Summers, the White House economic adviser, reiterated the administration's commitment to a strong dollar this week, citing recent comments by US Treasury Secretary Timothy Geithner.
"He made it very clear that our commitment is to a strong dollar based on strong fundamentals," Summers said last Thursday at a forum in New York organised by Bloomberg LP, the parent of Bloomberg News. "Any idea that nations can devalue their way to prosperity is one that economic experience very much belies."
Geithner said on October 3 after a meeting of Group of Seven financial officials that "it is very important to the United States that we continue to have a strong dollar". Trichet echoed Geithner in his October 8 press conference following the decision to hold the ECB's main refinancing rate at a record low of one percent, saying it's "very important" for US policy makers to support the dollar.
The six-currency Dollar Index fell 0.85 percent to 76.35 this week, the lowest level since August 2008, on concern the Treasury and Fed may permit a gradual weakening of the US currency to support the nation¿s economic recovery.

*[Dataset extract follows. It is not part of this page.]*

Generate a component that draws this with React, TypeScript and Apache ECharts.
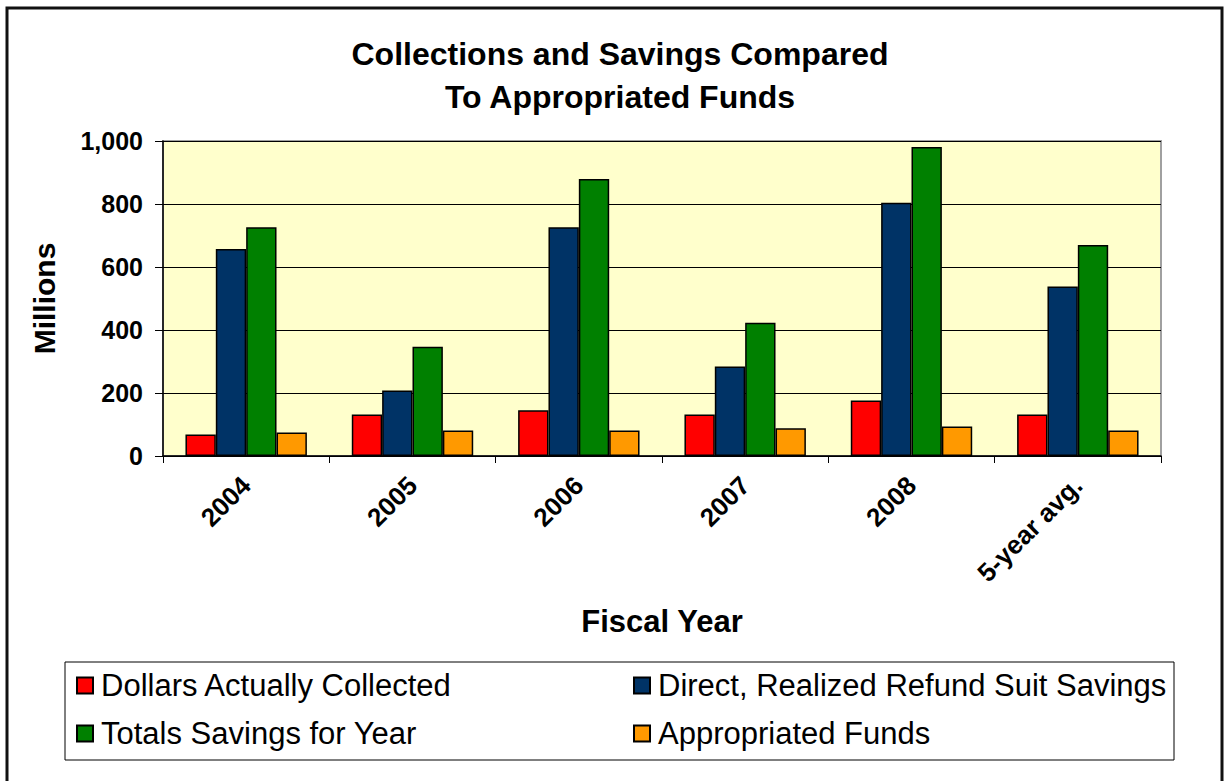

"Clearly the market is having some problems believing the US authorities' strong-dollar policy," said Carl Hammer, a senior global analyst at SEB AB in Stockholm. "It's obviously quite easy for the US to be content with a weaker dollar in order to reflate the economy."
The Australian dollar rose 4.4 percent to 90.36 US cents in the biggest weekly gain since May after the Reserve Bank unexpectedly raised the overnight cash target by a quarter-percentage point to 3.25 percent on October 6. A report two days later showed an unexpected drop in the unemployment rate in September, adding to speculation the central bank will widen the extra yield paid on short-term money market securities further.
The premium of the three-month London interbank offered rate for the Australian dollar compared with the US widened 25 basis points, or 0.25 percentage point, to 338 basis points this week, according to the British Bankers' Association. The difference is within 10 basis points of the widest this year.
An investor who borrowed dollars and then sold them to deposit the funds in Australia would have earned 4.4 percent this week, according to data compiled by Bloomberg.